Eugene García
Vice President, Education Partnerships
Curriculum and Instruction
Mary Lou Fulton College of Education
Arizona State University

Research Areas:

Eugene Garcia’s major area of interest is bilingual education.

Activities & Honors:
Dr. Eugene García held the position of Dean at Arizona State University’s College of Education (now the Mary Lou Fulton College of Education) from July 2002 to July 2006. Before coming to ASU in 2002, he was Dean and Professor of the Graduate School of Education at the University of California, Berkeley from 1995-2001. In May 2003, he was named Vice President for University-School Partnerships by the President of ASU, Dr. Michael Crow. This role was to strengthen K-12 education in the state of Arizona by linking together the University and the private sector for distribution of fiscal and human resources. As of July 1, 2006, Dr.

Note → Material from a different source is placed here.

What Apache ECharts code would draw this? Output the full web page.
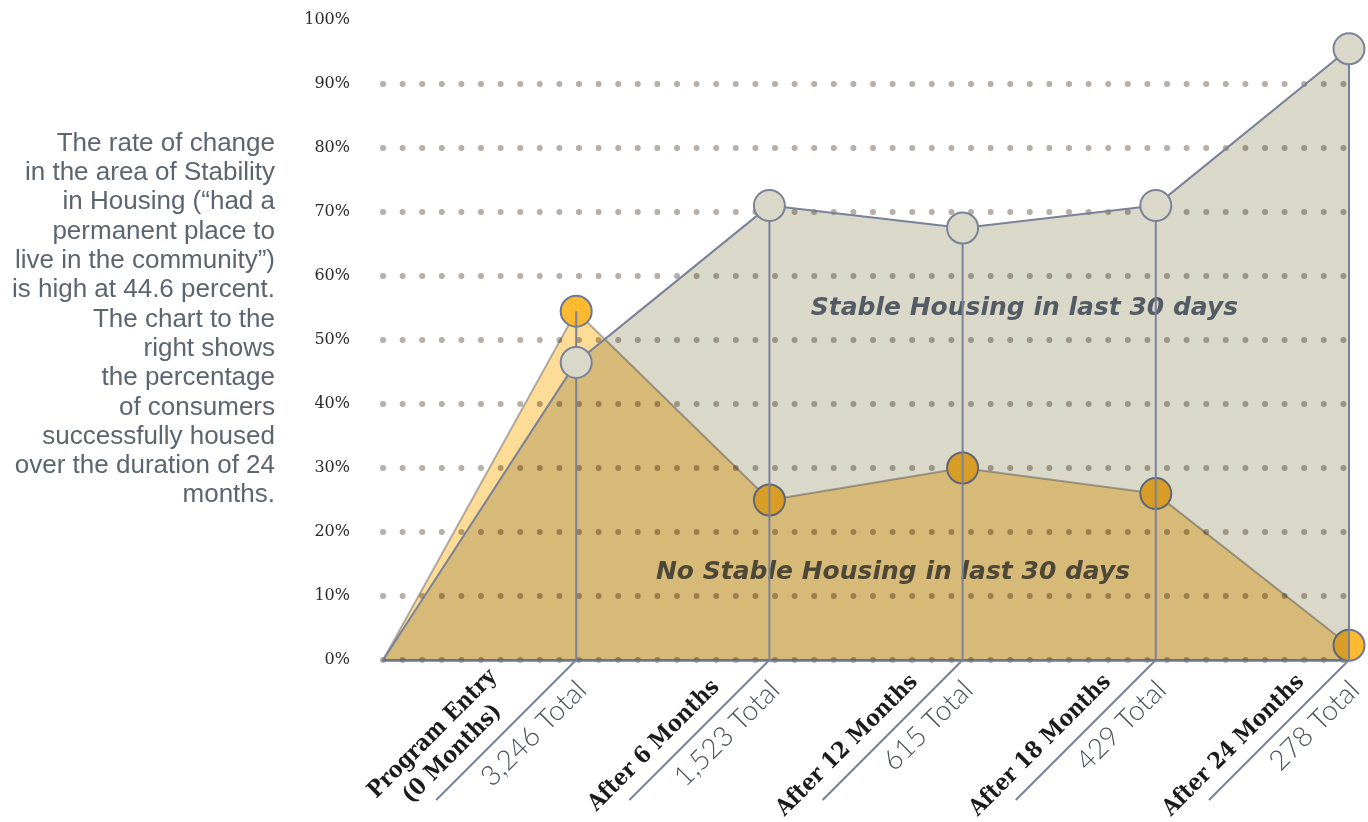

García stepped down as dean and assumed the new Vice Presidential role as VP for Education Partnerships – this position will carry on the goal of the first VP position and encompass coordination of teacher preparation across colleges and campuses in Arizona as well as the implementation of the university-public school initiative to establish campus schools.

Dr. García has published extensively in the area of language teaching and bilingual development. He served as a Senior Officer and Director of the Office of Bilingual Education and Minority Languages Affairs in the U.S. Department of Education from 1993-1995. He is currently chairing the National Task Force on Early Childhood Education for Hispanics funded by the Foundation for Child Development and the Mailman Family Foundation. He is presently conducting research in the areas of effective schooling for linguistically and culturally diverse student populations funded by the National Science Foundation.

Selected Publications:
García, E. (2005). Teaching and learning in two languages: Bilingualism and schooling in the United States. New York, NY: Teachers College Press.
García, E. (2004). Education of Mexican American students, past treatment and recent developments in theory, research, policy, and practice. In J. A. Banks & C. A. McGee Banks (Eds.), Handbook of Research on Multicultural Education. San Francisco, CA: Jossey-Bass, 491-514.
García, E., Hurtado, A., Vega, L. A., & Gonzalez, R. (2003). Beyond stigma: Social identities and the educational achievement of Chicanos. In D. J. León (Ed.), Diversity in Higher Education Latinos in Higher Education.
García, E. (2003). K-12 public education: Bedrock or barrier? In D. López & A. Jiménez (Eds.), Latinos and public policy in California: An agenda for opportunity. Berkeley, CA: Regents of the University of California.
García, E. (2002). Addressing linguistic and cultural diversity in early childhood: From equity to excellence, from “raîces” to “alas.” In O. N. Saracho & B. Spodek (Eds.), Contemporary perspectives on early childhood curriculum. Greenwich, CT: Information Age Publishing.
García, E. (2002). Bilingualism and schooling in the United States. International Journal of the Sociology of Language, 134 (1), 1-123. (Monograph).